Orchid Care: Cymbidium
These orchids are prized for their sprays of large flowers, used especially as cut flowers or for corsages in the springtime. There are two main types of cymbidiums: standards and miniatures. Where summers are warm (above 90º) only miniatures are recommended, since they are more heat tolerant than standards, and bloom in warmer weather.
Unlike many cultivated orchids, cymbidiums are semiterrestrial plants. They have a growth period in the summer, needing 60º – 85ºF, medium to high light, regular applications of fertilizer and moist potting medium such as fir bark or peat moss. When repotting, soak any medium overnight before using. Cool fall nights (to 40º), "bloom-booster" fertilizer or no fertilizer, all induce flowering. Miniature cymbidiums can stand temperatures 5º – 10º higher.
TEMPERATURE is the most critical factor in blooming cymbidiums of either type. During the summer, standard cymbidiums are usually grown outside in semi-shade, where day temperatures should be 75º - 85º F , but night temperatures in the late summer to fall (August to October) must be 50º to 60º F to initiate flower spikes. Optimum temperatures in winter are 45º - 55ºF at night and 65º - 75ºF during the day. When in bud, temperatures must be as constant as possible, between 55º and 75ºF. Miniatures can stand 10ºF higher than standards and still bloom well. Most cymbidiums can stand light frosts and survive, but it is not recommended. Bring them inside when temperatures dip to 40ºF, to a bright and cool location; in mild climates they may be grown outside year round.

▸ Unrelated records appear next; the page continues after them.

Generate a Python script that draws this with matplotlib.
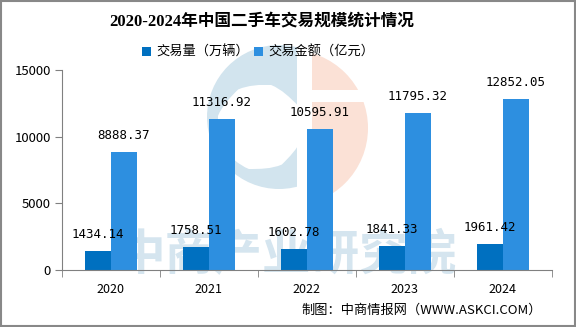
import numpy as np
import matplotlib.pyplot as plt
from matplotlib.patches import Circle, Rectangle, PathPatch
from matplotlib.path import Path

plt.rcParams['font.family'] = ['Noto Sans CJK SC', 'DejaVu Sans']

years = ['2020', '2021', '2022', '2023', '2024']
volume = [1434.14, 1758.51, 1602.78, 1841.33, 1961.42]      # 交易量（万辆）
amount = [8888.37, 11316.92, 10595.91, 11795.32, 12852.05]  # 交易金额（亿元）

dark = '#0070C0'
light = '#2D8FE0'

fig = plt.figure(figsize=(5.76, 3.27), dpi=100)
ax = fig.add_axes([0.1076, 0.174, 0.85, 0.612])

# watermark logo and text behind the bars (pixel coords)
wm = fig.add_axes([0, 0, 1, 1], zorder=0)
wm.set_xlim(0, 576)
wm.set_ylim(327, 0)
wm.axis('off')
ring = Path.make_compound_path(Path.circle((279, 117), 72),
                               Path.circle((260, 127), 42, readonly=False).deepcopy())
inner = Path.circle((260, 127), 42)
ring = Path(np.concatenate([Path.circle((279, 117), 72).vertices, inner.vertices[::-1]]),
            np.concatenate([Path.circle((279, 117), 72).codes, inner.codes]))
blue = PathPatch(ring, color='#d2e4ee', lw=0)
wm.add_patch(blue)
blue.set_clip_path(Rectangle((0, 0), 297, 327, transform=wm.transData))
orange = Circle((290, 128), 78, color='#fbe1d6', lw=0)
wm.add_patch(orange)
orange.set_clip_path(Rectangle((312, 0), 264, 327, transform=wm.transData))
wm.add_patch(Rectangle((312, 90), 60, 12, color='white', lw=0))
wm.text(287, 256, '中商产业研究院', fontsize=35, color='#d5e5ef', ha='center', va='center',
        fontweight='bold')
ax.set_zorder(1)
ax.patch.set_alpha(0)

x = np.arange(len(years))
w = 0.265
b1 = ax.bar(x - w / 2, volume, w, color=dark, label='交易量（万辆）')
b2 = ax.bar(x + w / 2, amount, w, color=light, label='交易金额（亿元）')

for bars, vals in [(b1, volume), (b2, amount)]:
    for r, v in zip(bars, vals):
        ax.annotate(f'{v:.2f}', (r.get_x() + r.get_width() / 2, v), xytext=(0, 7),
                    textcoords='offset points', ha='center', va='bottom', fontsize=9,
                    family=['DejaVu Sans Mono', 'DejaVu Sans'])

ax.set_xlim(-0.5, 4.5)
ax.set_ylim(0, 15000)
ax.set_yticks([0, 5000, 10000, 15000])
ax.set_xticks(x)
ax.set_xticklabels(years)
ax.set_xticks(np.arange(-0.5, 5, 1), minor=True)
ax.tick_params(axis='x', which='major', length=0, pad=9, labelsize=9)
ax.tick_params(axis='x', which='minor', length=5, color='#808080')
ax.tick_params(axis='y', length=5, color='#808080', labelsize=9.5, pad=3)
for s in ['top', 'right']:
    ax.spines[s].set_visible(False)
for s in ['left', 'bottom']:
    ax.spines[s].set_color('#808080')

fig.text(0.455, 0.935, '2020-2024年中国二手车交易规模统计情况', ha='center', va='center',
         fontsize=12, fontweight='bold', family=['Liberation Serif', 'Noto Sans CJK SC'])
fig.legend(handles=[b1, b2], loc='center', bbox_to_anchor=(0.448, 0.84), ncol=2, frameon=False,
           fontsize=9.5, handlelength=0.7, handleheight=0.7, handletextpad=0.4, columnspacing=0.4)
fig.text(0.941, 0.052, '制图：中商情报网（WWW.ASKCI.COM）', ha='right', va='center', fontsize=9.5)

fig.patches.append(Rectangle((0.001, 0.002), 0.997, 0.995, transform=fig.transFigure,
                             fill=False, edgecolor='#888888', lw=1.5))

fig.savefig('out.png', dpi=100)
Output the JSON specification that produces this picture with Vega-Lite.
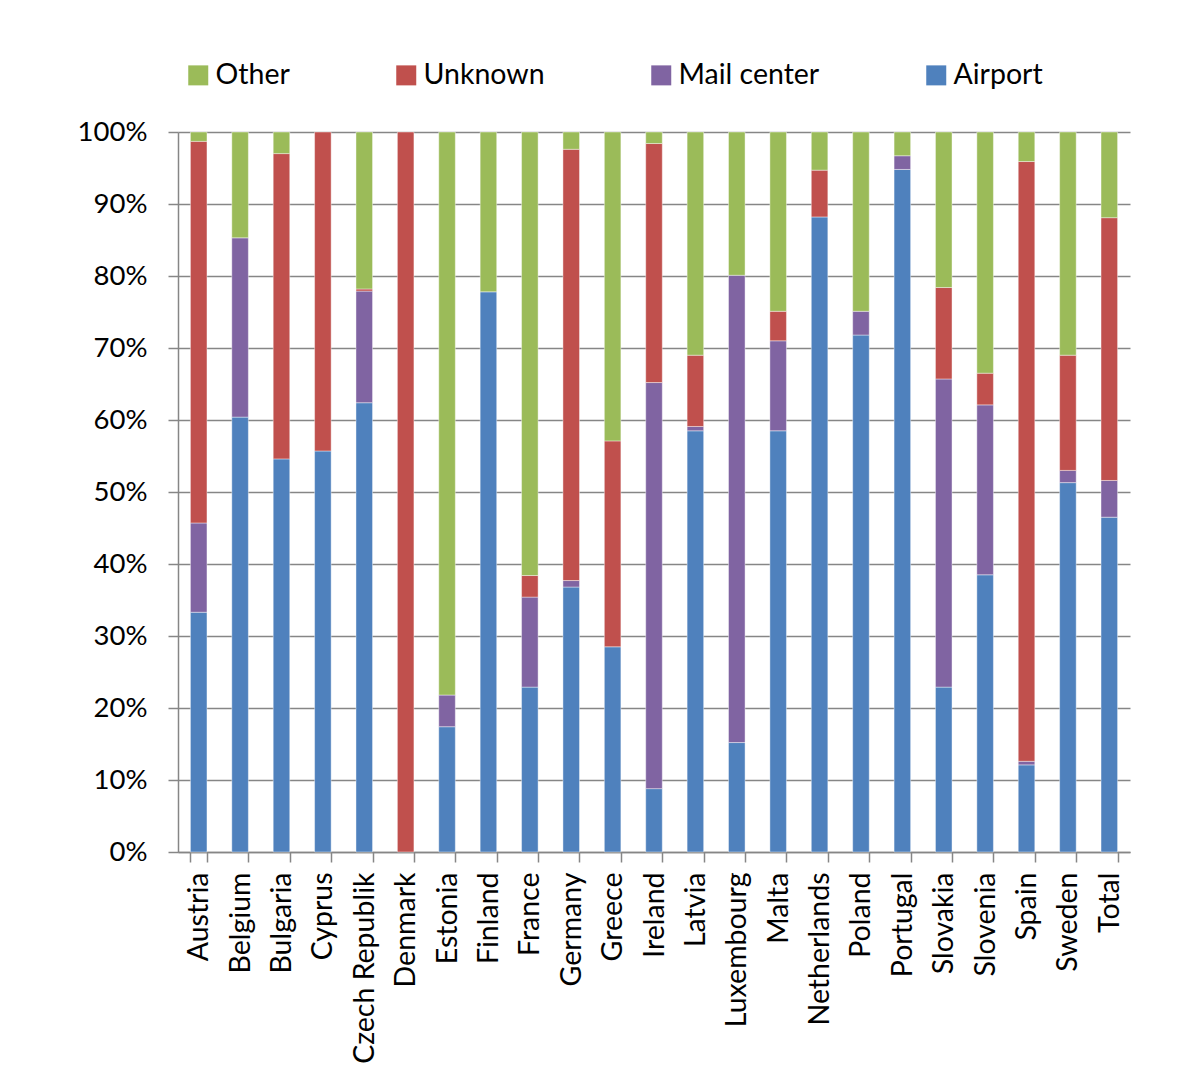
{
  "$schema": "https://vega.github.io/schema/vega-lite/v6.json",
  "width": 952,
  "height": 720,
  "autosize": {"type": "none"},
  "padding": {"left": 178, "top": 132, "right": 57, "bottom": 220},
  "background": "white",
  "data": {
    "values": [
      {"country": "Austria", "Airport": 33.3, "Mail center": 12.4, "Unknown": 53.0, "Other": 1.3},
      {"country": "Belgium", "Airport": 60.4, "Mail center": 24.9, "Unknown": 0, "Other": 14.7},
      {"country": "Bulgaria", "Airport": 54.6, "Mail center": 0, "Unknown": 42.4, "Other": 3.0},
      {"country": "Cyprus", "Airport": 55.7, "Mail center": 0, "Unknown": 44.3, "Other": 0},
      {"country": "Czech Republik", "Airport": 62.4, "Mail center": 15.5, "Unknown": 0.3, "Other": 21.8},
      {"country": "Denmark", "Airport": 0, "Mail center": 0, "Unknown": 100, "Other": 0},
      {"country": "Estonia", "Airport": 17.4, "Mail center": 4.4, "Unknown": 0, "Other": 78.2},
      {"country": "Finland", "Airport": 77.8, "Mail center": 0, "Unknown": 0, "Other": 22.2},
      {"country": "France", "Airport": 22.9, "Mail center": 12.5, "Unknown": 3.0, "Other": 61.6},
      {"country": "Germany", "Airport": 36.8, "Mail center": 0.9, "Unknown": 59.9, "Other": 2.4},
      {"country": "Greece", "Airport": 28.5, "Mail center": 0, "Unknown": 28.6, "Other": 42.9},
      {"country": "Ireland", "Airport": 8.8, "Mail center": 56.4, "Unknown": 33.2, "Other": 1.6},
      {"country": "Latvia", "Airport": 58.5, "Mail center": 0.6, "Unknown": 9.9, "Other": 31.0},
      {"country": "Luxembourg", "Airport": 15.2, "Mail center": 64.9, "Unknown": 0, "Other": 19.9},
      {"country": "Malta", "Airport": 58.5, "Mail center": 12.5, "Unknown": 4.1, "Other": 24.9},
      {"country": "Netherlands", "Airport": 88.2, "Mail center": 0, "Unknown": 6.5, "Other": 5.3},
      {"country": "Poland", "Airport": 71.8, "Mail center": 3.3, "Unknown": 0, "Other": 24.9},
      {"country": "Portugal", "Airport": 94.8, "Mail center": 1.9, "Unknown": 0, "Other": 3.3},
      {"country": "Slovakia", "Airport": 22.9, "Mail center": 42.8, "Unknown": 12.7, "Other": 21.6},
      {"country": "Slovenia", "Airport": 38.5, "Mail center": 23.6, "Unknown": 4.4, "Other": 33.5},
      {"country": "Spain", "Airport": 12.1, "Mail center": 0.5, "Unknown": 83.3, "Other": 4.1},
      {"country": "Sweden", "Airport": 51.3, "Mail center": 1.7, "Unknown": 16.0, "Other": 31.0},
      {"country": "Total", "Airport": 46.5, "Mail center": 5.1, "Unknown": 36.5, "Other": 11.9}
    ]
  },
  "transform": [
    {"fold": ["Airport", "Mail center", "Unknown", "Other"], "as": ["type", "share"]},
    {"filter": "datum.share > 0"},
    {"calculate": "indexof(['Airport', 'Mail center', 'Unknown', 'Other'], datum.type)", "as": "stack_rank"}
  ],
  "mark": {"type": "bar", "stroke": "white", "strokeWidth": 0.6, "strokeOpacity": 0.7},
  "encoding": {
    "x": {
      "field": "country",
      "type": "nominal",
      "sort": null,
      "scale": {"paddingInner": 0.6, "paddingOuter": 0.3},
      "axis": {
        "title": null,
        "labelAngle": -90,
        "tickBand": "extent",
        "tickSize": 10,
        "tickWidth": 1.5,
        "tickColor": "#868686",
        "domainColor": "#868686",
        "domainWidth": 1.5,
        "labelPadding": 10,
        "labelFontSize": 28.5,
        "labelColor": "black",
        "labelLimit": 400,
        "grid": false
      }
    },
    "y": {
      "field": "share",
      "type": "quantitative",
      "stack": "normalize",
      "scale": {"domain": [0, 1]},
      "axis": {
        "title": null,
        "format": ".0%",
        "values": [0, 0.1, 0.2, 0.3, 0.4, 0.5, 0.6, 0.7, 0.8, 0.9, 1],
        "grid": true,
        "gridColor": "#868686",
        "gridWidth": 1.5,
        "tickSize": 10,
        "tickWidth": 1.5,
        "tickColor": "#868686",
        "domainColor": "#868686",
        "domainWidth": 1.5,
        "labelPadding": 21,
        "labelFontSize": 27.5,
        "labelColor": "black"
      }
    },
    "color": {
      "field": "type",
      "type": "nominal",
      "scale": {
        "domain": ["Other", "Unknown", "Mail center", "Airport"],
        "range": ["#9BBB59", "#C0504D", "#8064A2", "#4F81BD"]
      },
      "legend": {
        "orient": "none",
        "legendX": 6,
        "legendY": -71,
        "direction": "horizontal",
        "title": null,
        "symbolType": "square",
        "symbolSize": 400,
        "symbolStrokeWidth": 0,
        "labelFontSize": 28.5,
        "labelColor": "black",
        "labelOffset": 3,
        "columnPadding": 102,
        "padding": 0
      }
    },
    "order": {"field": "stack_rank", "type": "quantitative", "sort": "ascending"}
  },
  "config": {"font": "Lato", "view": {"stroke": null}}
}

LIGHT is also very important for growing cymbidiums. Coming from cool and bright areas in Asia, they need high light but cool temperatures. In many of our climates, the high level of light cymbidiums need is accompanied by high temperatures in the summer, which may cause the plants not to bloom. There are several ways of counteracting this: spray the plants with water during the summer afternoons to cool the plants down, shade more heavily, and increase air movement. The maximum amount of light possible, short of burning, should be given to the plants. This means only light shade during the middle of the day, or about 20% shade. In cool areas (e.g. coastal California), full sun is tolerated. Leaves should be a medium to golden green in color, not a dark green. Keep shadier in the winter, especially if in bud.
WATER must be provided at all times to cymbidiums. As semi-terrestrials, they need a fairly constant supply of moisture. Since they produce all their vegetative growth during the spring and summer months, they need the most water then, Water heavily during the growth season, keeping the potting medium from drying out completely, and reduce water when the pseudobulbs are completed in late summer. Keep barely moist during the winter.